TO BE DONE:
In the entries below, repeat only the lines between those holding "Clone this chart in Chart.js." and "const seriesNames = ['PAN', 'PAN/PMMA'];", inclusive. Leave pictures out.

▼

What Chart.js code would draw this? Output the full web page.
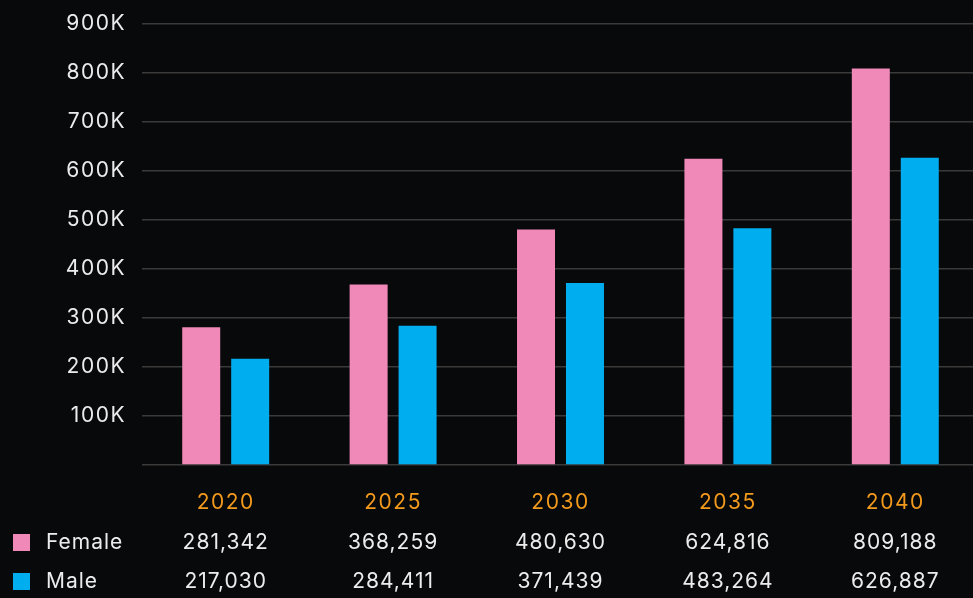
<!DOCTYPE html>
<html>
<head>
<meta charset="utf-8">
<script src="https://cdn.jsdelivr.net/npm/chart.js@4.4.1/dist/chart.umd.min.js"></script>
<style>
    html, body { margin: 0; padding: 0; background: #08090b; overflow: hidden; }
    canvas { display: block; }
</style>
</head>
<body>
<!-- slightly wider than the window: the reference crops the plot at its right edge -->
<canvas id="chart" width="979" height="598"></canvas>
<script>
// data
const years = ['2020', '2025', '2030', '2035', '2040'];
const female = [281342, 368259, 480630, 624816, 809188];
const male = [217030, 284411, 371439, 483264, 626887];

const FONT = 'Inter, "Open Sans", sans-serif';

// wider tracking, closer to the reference typeface
const spacingPlugin = {
    id: 'spacing',
    beforeDraw(chart) {
        chart.ctx.letterSpacing = '1.5px';
    }
};

// draws the legend + value table under the x axis, aligned to the x scale
const tablePlugin = {
    id: 'valueTable',
    afterDraw(chart) {
        const ctx = chart.ctx;
        const xScale = chart.scales.x;
        const base = chart.chartArea.bottom;
        ctx.save();
        ctx.font = '21px ' + FONT;
        ctx.letterSpacing = '1px';
        ctx.textBaseline = 'middle';
        chart.data.datasets.forEach((ds, i) => {
            const y = base + 78 + i * 39;
            ctx.fillStyle = ds.backgroundColor;
            ctx.fillRect(13, y - 9, 17, 17);
            ctx.fillStyle = '#ececec';
            ctx.textAlign = 'left';
            ctx.fillText(ds.label, 46, y);
            ctx.textAlign = 'center';
            ds.data.forEach((v, j) => {
                ctx.fillText(v.toLocaleString('en-US'), xScale.getPixelForValue(j), y);
            });
        });
        ctx.restore();
    }
};

const config = {
    type: 'bar',
    data: {
        labels: years,
        datasets: [
            {
                label: 'Female',
                data: female,
                backgroundColor: '#f088b8'
            },
            {
                label: 'Male',
                data: male,
                backgroundColor: '#00aeef'
            }
        ]
    },
    options: {
        responsive: false,
        animation: false,
        layout: {
            padding: { top: 24, right: 0, bottom: 0, left: 0 }
        },
        datasets: {
            bar: {
                categoryPercentage: 0.585,
                barPercentage: 0.776
            }
        },
        plugins: {
            legend: { display: false },
            tooltip: { enabled: false }
        },
        scales: {
            x: {
                grid: { display: false },
                border: { display: false },
                ticks: {
                    color: '#f39a1d',
                    font: { family: FONT, size: 21 },
                    padding: 17
                },
                afterFit: (scale) => {
                    scale.height = 133;
                    scale.paddingLeft = 0;
                    scale.paddingRight = 0;
                }
            },
            y: {
                min: 0,
                max: 900000,
                grid: {
                    color: '#3a3a3a',
                    lineWidth: 1.5,
                    drawTicks: false
                },
                border: { display: false },
                ticks: {
                    stepSize: 100000,
                    color: '#ececec',
                    font: { family: FONT, size: 21 },
                    padding: 16,
                    callback: (v) => v === 0 ? '' : (v / 1000) + 'K'
                },
                afterFit: (scale) => {
                    scale.width = 142;
                    scale.paddingTop = 0;
                    scale.paddingBottom = 0;
                }
            }
        }
    },
    plugins: [spacingPlugin, tablePlugin]
};

const chart = new Chart(document.getElementById('chart'), config);
</script>
</body>
</html>
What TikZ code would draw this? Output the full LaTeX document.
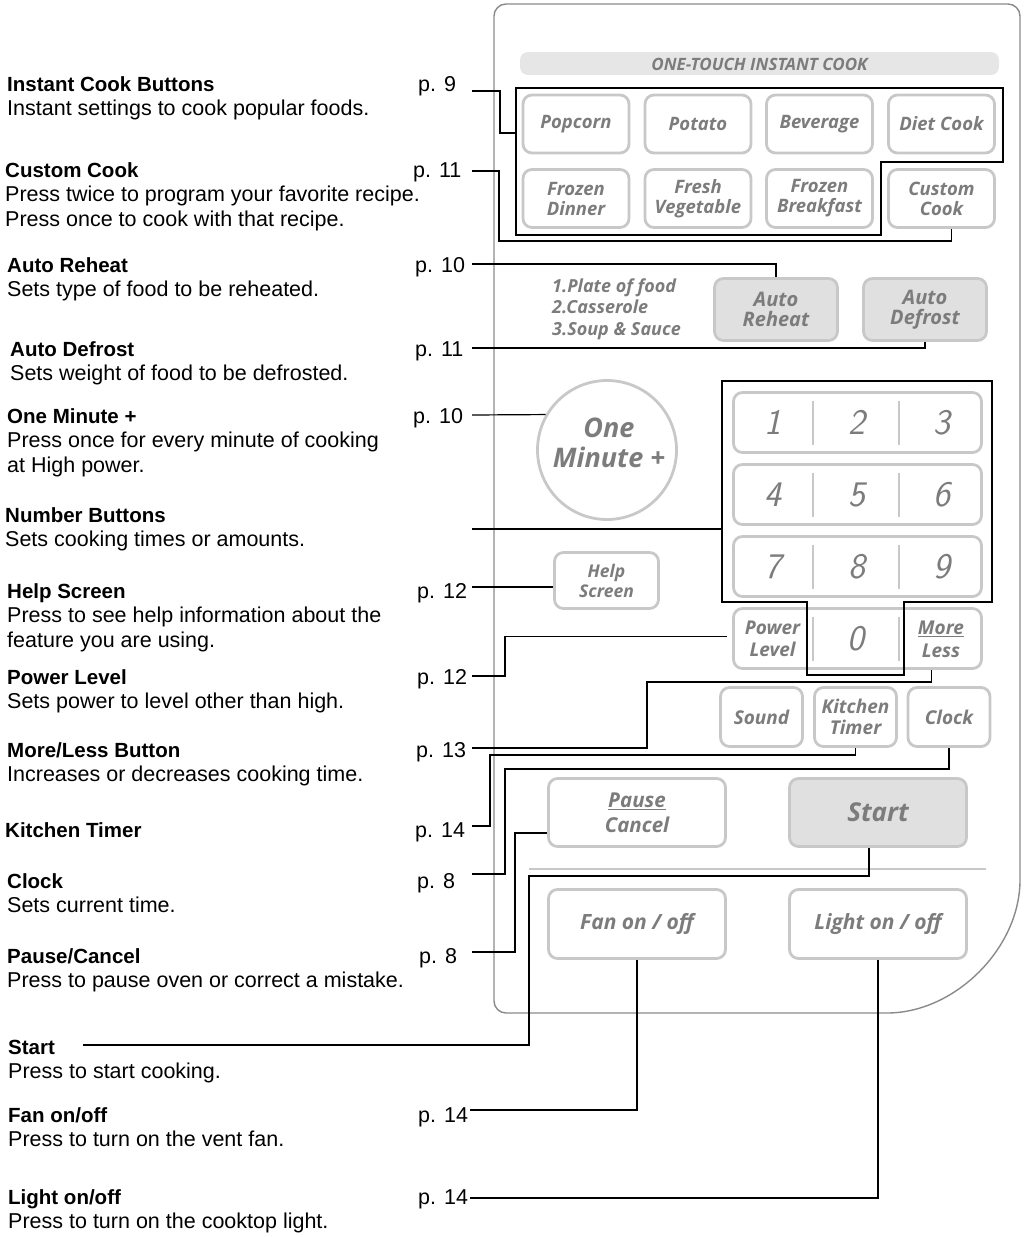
\documentclass[tikz,border=0pt]{standalone}
\usepackage{fontspec}
\setmainfont{Liberation Sans}
\newfontfamily\keyfont{Open Sans}
\usetikzlibrary{calc, positioning}
\definecolor{keyline}{HTML}{C8C8C8}
\definecolor{keytext}{HTML}{7C7C7C}
\definecolor{keyfill}{HTML}{E0E0E0}
\definecolor{barfill}{HTML}{E6E6E6}
\definecolor{panelline}{HTML}{8A8A8A}
\tikzset{
    key/.style={rectangle, rounded corners=9pt, draw=keyline, line width=2.8pt, fill=white, text=keytext, align=center, inner sep=0pt, font=\keyfont\bfseries\itshape\fontsize{18.5}{20}\selectfont},
    keyGrey/.style={key, fill=keyfill},
    keySmall/.style={key, minimum width=106, minimum height=58},
    keyWide/.style={key, minimum width=177, minimum height=68, font=\keyfont\bfseries\itshape\fontsize{21}{25}\selectfont},
    keyText/.style={text=keytext, align=center, inner sep=0pt},
    digit/.style={text=keytext, inner sep=0pt, font=\sffamily\itshape\fontsize{36}{36}\selectfont},
    barText/.style={text=keytext, inner sep=0pt, font=\keyfont\bfseries\itshape\fontsize{17}{17}\selectfont},
    listText/.style={anchor=base west, inner sep=0pt, text=keytext, font=\keyfont\bfseries\itshape\fontsize{18}{21.5}\selectfont},
    noteText/.style={anchor=base west, inner sep=0pt, font=\fontsize{21.5}{24.5}\selectfont},
    pageText/.style={anchor=base west, inner sep=0pt, font=\fontsize{21.5}{24.5}\selectfont},
    conn/.style={draw=black, line width=1.2pt},
    grp/.style={draw=black, line width=1.3pt},
    divLine/.style={draw=keyline, line width=2.6pt},
    panelLine/.style={draw=panelline, line width=1.4pt},
}
\newcommand{\keyNote}[4]{
    % bold title, plain lines below; [t] keeps the base on the first line
    \node[noteText] (#1) at (#2) {\begin{tabular}[t]{@{}l@{}}\textbf{\fontsize{20.5}{24.5}\selectfont #3}\\#4\end{tabular}};
}
\newcommand{\pageRef}[3]{
    \node[pageText] (#1) at (#2) {p. #3};
}
\begin{document}
\begin{tikzpicture}[x=1pt, y=-1pt]
    \useasboundingbox (0,0) rectangle (1024,1237);

    \draw[panelLine, rounded corners=12pt] (700,1013) -- (494,1013) -- (494,4) -- (1020,4) -- (1020,868) .. controls (1020,948) and (955,1013) .. (875,1013) -- cycle;
    \fill[barfill, rounded corners=8pt] (520,52) rectangle (999,75);
    \node[barText] (barTitle) at (759.5,64) {ONE-TOUCH INSTANT COOK};

    \node[keySmall] (popcorn) at (576,124) {Popcorn};
    \node[keySmall] (potato) at (698,124) {Potato};
    \node[keySmall] (beverage) at (819.5,124) {Beverage};
    \node[keySmall] (diet) at (941.5,124) {Diet Cook};
    \node[keySmall] (frozenD) at (576,198.5) {Frozen\\Dinner};
    \node[keySmall] (fresh) at (698,198.5) {Fresh\\Vegetable};
    \node[keySmall] (frozenB) at (819.5,198.5) {Frozen\\Breakfast};
    \node[keySmall] (custom) at (941.5,198.5) {Custom\\Cook};
    \draw[grp] (516,88) -- (1003,88) -- (1003,162) -- (881,162) -- (881,235) -- (516,235) -- cycle;

    \node[keyGrey, minimum width=123, minimum height=62, font=\keyfont\bfseries\itshape\fontsize{20}{20.5}\selectfont] (reheat) at (776,309.5) {Auto\\Reheat};
    \node[keyGrey, minimum width=123, minimum height=62, font=\keyfont\bfseries\itshape\fontsize{20}{20.5}\selectfont] (defrost) at (925,309.5) {Auto\\Defrost};
    \node[listText] (foodList) at (552,292) {\begin{tabular}[t]{@{}l@{}}1.Plate of food\\2.Casserole\\3.Soup \& Sauce\end{tabular}};

    \node[circle, draw=keyline, line width=2.8pt, minimum size=139, inner sep=0pt] (onemin) at (607,450) {};
    \node[keyText, font=\keyfont\bfseries\itshape\fontsize{27}{30}\selectfont] (oneminText) at (609,443) {One\\Minute +};

    \foreach \r in {0,...,3}{
        \node[key, minimum width=248, minimum height=60] (row\r) at (857.5,422.5+72*\r) {};
        \draw[divLine] (813,422.5+72*\r-22) -- ++(0,44);
        \draw[divLine] (899,422.5+72*\r-22) -- ++(0,44);
    }
    \foreach \r in {0,1,2}
        \foreach \c in {0,1,2}{
            \pgfmathtruncatemacro{\d}{3*\r+\c+1}
            \node[digit] (num\d) at (772.5+84.5*\c,422.5+72*\r) {\d};
        }
    \node[digit] (num0) at (856,639) {0};
    \node[keyText, font=\keyfont\bfseries\itshape\fontsize{19}{22}\selectfont] (power) at (772.5,639) {Power\\Level};
    \node[keyText, font=\keyfont\bfseries\itshape\fontsize{19}{23}\selectfont] (moreless) at (941,639) {\underline{More}\\Less};
    \draw[grp] (722,381) -- (992,381) -- (992,602) -- (904,602) -- (904,675) -- (807,675) -- (807,602) -- (722,602) -- cycle;

    \node[key, minimum width=104, minimum height=56, font=\keyfont\bfseries\itshape\fontsize{17.5}{20}\selectfont] (help) at (606.5,580.5) {Help\\Screen};
    \node[key, minimum width=82, minimum height=59, font=\keyfont\bfseries\itshape\fontsize{19}{21}\selectfont] (sound) at (761.5,717) {Sound};
    \node[key, minimum width=82, minimum height=59, font=\keyfont\bfseries\itshape\fontsize{19}{21}\selectfont] (timer) at (855.5,717) {Kitchen\\Timer};
    \node[key, minimum width=82, minimum height=59, font=\keyfont\bfseries\itshape\fontsize{19}{21}\selectfont] (clock) at (949,717) {Clock};

    \node[keyWide, font=\keyfont\bfseries\itshape\fontsize{20.5}{25}\selectfont] (pause) at (637,812.5) {\underline{Pause}\\Cancel};
    \node[keyWide, fill=keyfill, font=\keyfont\bfseries\itshape\fontsize{26}{26}\selectfont] (start) at (878,812.5) {Start};
    \draw[draw=keyline, line width=1.5pt] (529,869) -- (986,869);
    \node[keyWide, minimum height=69] (fan) at (637,924) {Fan on / off};
    \node[keyWide, minimum height=69] (light) at (878,924) {Light on / off};

    \keyNote{nInstant}{7,91}{Instant Cook Buttons}{Instant settings to cook popular foods.}
    \keyNote{nCustom}{5,177}{Custom Cook}{Press twice to program your favorite recipe.\\Press once to cook with that recipe.}
    \keyNote{nReheat}{7,272}{Auto Reheat}{Sets type of food to be reheated.}
    \keyNote{nDefrost}{10,356}{Auto Defrost}{Sets weight of food to be defrosted.}
    \keyNote{nOneMin}{7,423}{One Minute +}{Press once for every minute of cooking\\at High power.}
    \keyNote{nNumber}{5,522}{Number Buttons}{Sets cooking times or amounts.}
    \keyNote{nHelp}{7,598}{Help Screen}{Press to see help information about the\\feature you are using.}
    \keyNote{nPower}{7,684}{Power Level}{Sets power to level other than high.}
    \keyNote{nMore}{7,757}{More/Less Button}{Increases or decreases cooking time.}
    \node[noteText, font=\bfseries\fontsize{20.5}{24.5}\selectfont] (nTimer) at (5,837) {Kitchen Timer};
    \keyNote{nClock}{7,888}{Clock}{Sets current time.}
    \keyNote{nPause}{7,963}{Pause/Cancel}{Press to pause oven or correct a mistake.}
    \keyNote{nStart}{8,1054}{Start}{Press to start cooking.}
    \keyNote{nFan}{8,1122}{Fan on/off}{Press to turn on the vent fan.}
    \keyNote{nLight}{8,1204}{Light on/off}{Press to turn on the cooktop light.}

    \pageRef{p9}{418,91}{9}
    \pageRef{p11a}{413,177}{11}
    \pageRef{p10a}{415,272}{10}
    \pageRef{p11b}{415,356}{11}
    \pageRef{p10b}{413,423}{10}
    \pageRef{p12a}{417,598}{12}
    \pageRef{p12b}{417,684}{12}
    \pageRef{p13}{416,757}{13}
    \pageRef{p14a}{415,837}{14}
    \pageRef{p8a}{417,888}{8}
    \pageRef{p8b}{419,963}{8}
    \pageRef{p14b}{418,1122}{14}
    \pageRef{p14c}{418,1204}{14}

    \coordinate (c9) at (472,91);
    \coordinate (c11a) at (472,171);
    \coordinate (c10a) at (472,264);
    \coordinate (c11b) at (472,348);
    \coordinate (c10b) at (472,415);
    \coordinate (cNum) at (472,529);
    \coordinate (c12a) at (472,587);
    \coordinate (c12b) at (472,676);
    \coordinate (c13) at (472,748);
    \coordinate (c14a) at (472,826);
    \coordinate (c8a) at (472,874);
    \coordinate (c8b) at (472,952);
    \coordinate (cStart) at (83,1045);
    \coordinate (c14b) at (470,1110);
    \coordinate (c14c) at (470,1198);
    \coordinate (instEdge) at (516,133);
    \coordinate (numEdge) at (722,529);

    \draw[conn] (c9) -- ++(28,0) |- (instEdge);
    \draw[conn] (c11a) -- ++(27,0) |- ([xshift=10pt, yshift=-12pt]custom.south) -- ([xshift=10pt]custom.south);
    \draw[conn] (c10a) -| (reheat.north);
    \draw[conn] (c11b) -| (defrost.south);
    \draw[conn] (c10b) -- (onemin.150);
    \draw[conn] (cNum) -- (numEdge);
    \draw[conn] (c12a) -- (c12a -| help.west);
    \draw[conn] (c12b) -- ++(33,0) |- ([xshift=-5pt, yshift=2pt]row3.west);
    \draw[conn] (c13) -- ++(175,0) |- ([xshift=74pt, yshift=-12pt]row3.south) -- ([xshift=74pt]row3.south);
    \draw[conn] (c14a) -- ++(18,0) |- ([yshift=-7pt]timer.south) -- (timer.south);
    \draw[conn] (c8a) -- ++(33,0) |- ([yshift=-21pt]clock.south) -- (clock.south);
    \draw[conn] (c8b) -- ++(43,0) |- ([yshift=-20.5pt]pause.west);
    \draw[conn] (cStart) -- ++(446,0) |- ([xshift=-9pt, yshift=-28pt]start.south) -- ([xshift=-9pt]start.south);
    \draw[conn] (c14b) -| (fan.south);
    \draw[conn] (c14c) -| (light.south);

\end{tikzpicture}
\end{document}
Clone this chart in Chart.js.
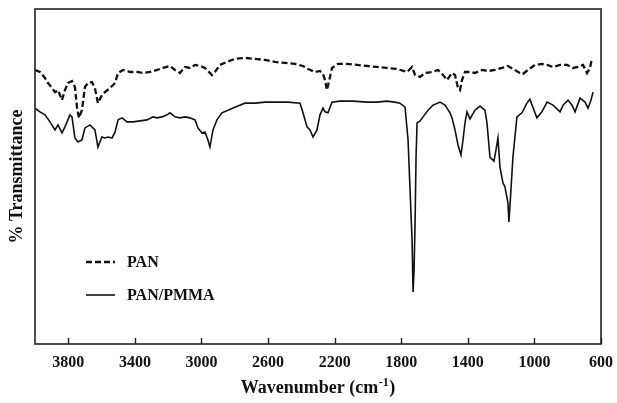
<!DOCTYPE html>
<html>
<head>
<meta charset="utf-8">
<script src="https://cdn.jsdelivr.net/npm/chart.js"></script>
<style>
  html, body { margin: 0; padding: 0; background: #fff; }
  #wrap { width: 617px; height: 403px; }
</style>
</head>
<body>
<div id="wrap"><canvas id="c" width="617" height="403"></canvas></div>
<script>
// ---- Data ----
const seriesNames = ['PAN', 'PAN/PMMA'];

const panWavenumber = [4000,3970,3940,3922,3898,3880,3862,3838,3820,3802,3778,3760,3748,3736,3718,3700,3682,3658,3640,3622,3598,3580,3549,3519,3501,3471,3429,3387,3351,3309,3267,3231,3189,3159,3129,3099,3069,3039,3009,2979,2937,2919,2889,2847,2799,2739,2678,2618,2558,2498,2438,2390,2360,2318,2288,2270,2258,2246,2228,2216,2180,2126,2066,2006,1946,1886,1826,1765,1735,1717,1687,1657,1615,1579,1549,1525,1495,1477,1459,1447,1435,1417,1387,1357,1315,1279,1237,1195,1159,1129,1087,1069,1039,997,955,924,888,846,804,768,738,708,684,666,654];
const panTransmittance = [81.8,81.2,79.4,77.9,76.4,75.2,75.8,72.8,75.8,77.9,78.5,76.7,70.7,67.5,69.8,76.7,77.9,78.2,76.4,71.9,74.3,75.2,76.4,77.9,80.9,81.8,81.2,81.2,80.9,81.2,81.8,82.4,83.0,81.8,80.9,82.7,82.4,83.3,83.0,82.4,80.3,81.2,83.3,84.2,85.1,85.4,85.1,84.8,84.2,83.9,83.6,83.0,82.1,81.2,81.5,80.6,78.8,75.8,79.7,82.4,83.6,83.6,83.3,83.0,82.7,82.4,82.1,81.2,82.7,80.3,79.7,80.9,81.2,81.8,80.3,78.8,80.9,80.3,76.4,75.8,78.8,81.2,81.2,80.9,81.8,81.5,81.8,82.4,83.0,82.1,80.9,80.6,81.8,83.3,83.6,83.3,82.7,83.3,83.3,82.4,82.7,83.3,80.9,82.4,85.4];

const pmmaWavenumber = [4000,3970,3940,3910,3880,3862,3838,3820,3790,3778,3760,3742,3718,3700,3670,3640,3622,3598,3580,3562,3537,3519,3501,3477,3447,3411,3369,3327,3291,3267,3237,3207,3189,3159,3129,3099,3069,3039,3021,2997,2979,2961,2949,2931,2907,2877,2841,2799,2739,2678,2618,2558,2480,2408,2390,2366,2348,2330,2306,2288,2270,2258,2240,2216,2168,2090,2006,1946,1886,1838,1808,1777,1759,1747,1735,1729,1723,1717,1711,1705,1687,1669,1639,1609,1567,1537,1507,1495,1477,1459,1441,1429,1417,1405,1387,1357,1327,1297,1285,1267,1243,1231,1219,1207,1189,1177,1159,1153,1141,1129,1105,1075,1045,1027,1009,985,955,924,888,846,828,798,774,756,726,696,678,660,648];
const pmmaTransmittance = [70.4,69.3,68.4,66.3,63.9,65.4,63.0,64.8,68.4,67.8,61.5,60.3,60.9,64.5,65.4,63.9,58.8,61.8,61.5,61.8,61.5,63.3,66.9,67.5,66.3,66.3,66.6,66.9,67.8,67.5,67.8,68.4,69.0,67.8,67.5,67.8,67.5,66.9,64.5,63.0,63.3,60.9,58.8,63.9,66.9,69.0,69.8,70.7,71.9,71.9,72.2,72.2,72.2,71.9,69.0,64.8,63.9,61.8,63.9,68.4,70.4,69.3,69.0,72.2,72.5,72.5,72.2,72.2,72.5,72.2,71.9,70.7,60.9,46.0,31.0,15.5,22.1,36.1,55.8,66.0,66.6,67.8,69.8,71.3,72.2,71.3,69.0,67.5,63.9,59.4,56.4,60.9,66.0,69.3,67.2,69.8,71.0,69.8,66.0,55.8,54.6,57.9,61.5,52.8,48.1,46.9,42.1,36.4,46.0,55.8,67.8,69.0,71.9,73.1,70.7,67.5,69.3,72.2,71.3,69.3,71.3,72.8,71.3,69.3,73.4,72.2,70.4,72.8,75.2];

const xTickValues = [3800, 3400, 3000, 2600, 2200, 1800, 1400, 1000, 600];
const xTitleMain = 'Wavenumber (cm';
const xTitleSup = '-1';
const xTitleEnd = ')';
const yTitle = '% Transmittance';

// ---- helpers ----
const toPoints = (xs, ys) => xs.map((x, i) => ({ x: x, y: ys[i] }));
const SERIF = '"Liberation Serif", "Times New Roman", serif';
const INK = '#111';

const framePlugin = {
  id: 'frame',
  afterDraw(chart) {
    const { ctx, chartArea: a, scales } = chart;
    ctx.save();
    // box
    ctx.strokeStyle = '#222';
    ctx.lineWidth = 1.6;
    ctx.strokeRect(a.left, a.top, a.right - a.left, a.bottom - a.top);
    // inward tick marks on bottom axis
    const xs = scales.x;
    ctx.lineWidth = 1.4;
    ctx.beginPath();
    xs.ticks.forEach(t => {
      const px = Math.round(xs.getPixelForValue(t.value)) + 0.5;
      ctx.moveTo(px, a.bottom);
      ctx.lineTo(px, a.bottom - 6);
    });
    ctx.stroke();

    // x-axis title with superscript
    ctx.fillStyle = INK;
    ctx.textBaseline = 'alphabetic';
    const big = 'bold 18px ' + SERIF;
    const small = 'bold 12px ' + SERIF;
    ctx.font = big;
    const w1 = ctx.measureText(xTitleMain).width;
    const w3 = ctx.measureText(xTitleEnd).width;
    ctx.font = small;
    const w2 = ctx.measureText(xTitleSup).width;
    const total = w1 + w2 + w3 + 1;
    const cx = (a.left + a.right) / 2;
    let x0 = cx - total / 2;
    const base = 393;
    ctx.font = big;
    ctx.textAlign = 'left';
    ctx.fillText(xTitleMain, x0, base);
    ctx.font = small;
    ctx.fillText(xTitleSup, x0 + w1 + 0.5, base - 7);
    ctx.font = big;
    ctx.fillText(xTitleEnd, x0 + w1 + w2 + 1, base);

    // legend inside plot
    const items = [
      { ds: chart.data.datasets[0], y: 262 },
      { ds: chart.data.datasets[1], y: 295 }
    ];
    items.forEach(it => {
      ctx.save();
      ctx.strokeStyle = it.ds.borderColor;
      ctx.lineWidth = it.ds.borderWidth;
      ctx.setLineDash(it.ds.borderDash || []);
      ctx.beginPath();
      ctx.moveTo(86, it.y);
      ctx.lineTo(115, it.y);
      ctx.stroke();
      ctx.restore();
      ctx.fillStyle = INK;
      ctx.font = 'bold 16px ' + SERIF;
      ctx.textBaseline = 'middle';
      ctx.textAlign = 'left';
      ctx.fillText(it.ds.label, 127, it.y + 1);
    });
    ctx.restore();
  }
};

new Chart(document.getElementById('c'), {
  type: 'line',
  data: {
    datasets: [
      {
        label: seriesNames[0],
        data: toPoints(panWavenumber, panTransmittance),
        borderColor: '#111',
        borderWidth: 2.3,
        borderDash: [6, 3],
        pointRadius: 0,
        tension: 0,
        fill: false
      },
      {
        label: seriesNames[1],
        data: toPoints(pmmaWavenumber, pmmaTransmittance),
        borderColor: '#111',
        borderWidth: 1.6,
        pointRadius: 0,
        tension: 0,
        fill: false
      }
    ]
  },
  options: {
    responsive: false,
    animation: false,
    devicePixelRatio: 1,
    layout: { padding: { top: 9, right: 16, left: 0, bottom: 0 } },
    plugins: {
      legend: { display: false },
      tooltip: { enabled: false }
    },
    scales: {
      x: {
        type: 'linear',
        reverse: true,
        min: 600,
        max: 4000,
        grid: { display: false, drawTicks: false, tickLength: 0 },
        border: { display: false },
        afterBuildTicks: s => { s.ticks = xTickValues.map(v => ({ value: v })); },
        afterFit: s => { s.height = 59; s.paddingLeft = 0; s.paddingRight = 0; },
        ticks: {
          autoSkip: false,
          maxRotation: 0,
          padding: 9,
          color: INK,
          font: { family: SERIF, size: 16, weight: 'bold' },
          callback: v => String(v)
        }
      },
      y: {
        min: 0,
        max: 100,
        grid: { display: false, drawTicks: false },
        border: { display: false },
        ticks: { display: false },
        afterFit: s => { s.width = 35; s.paddingTop = 0; s.paddingBottom = 0; },
        title: {
          display: true,
          text: yTitle,
          color: INK,
          padding: { top: 7, bottom: 0 },
          font: { family: SERIF, size: 18, weight: 'bold' }
        }
      }
    }
  },
  plugins: [framePlugin]
});
</script>
</body>
</html>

▲

RESULT BELOW:
Clone this chart in Chart.js.
<!DOCTYPE html>
<html>
<head>
<meta charset="utf-8">
<script src="https://cdn.jsdelivr.net/npm/chart.js"></script>
<style>
  html, body { margin: 0; padding: 0; background: #fff; }
  #wrap { width: 617px; height: 403px; }
</style>
</head>
<body>
<div id="wrap"><canvas id="c" width="617" height="403"></canvas></div>
<script>
// ---- Data ----
const seriesNames = ['PAN', 'PAN/PMMA'];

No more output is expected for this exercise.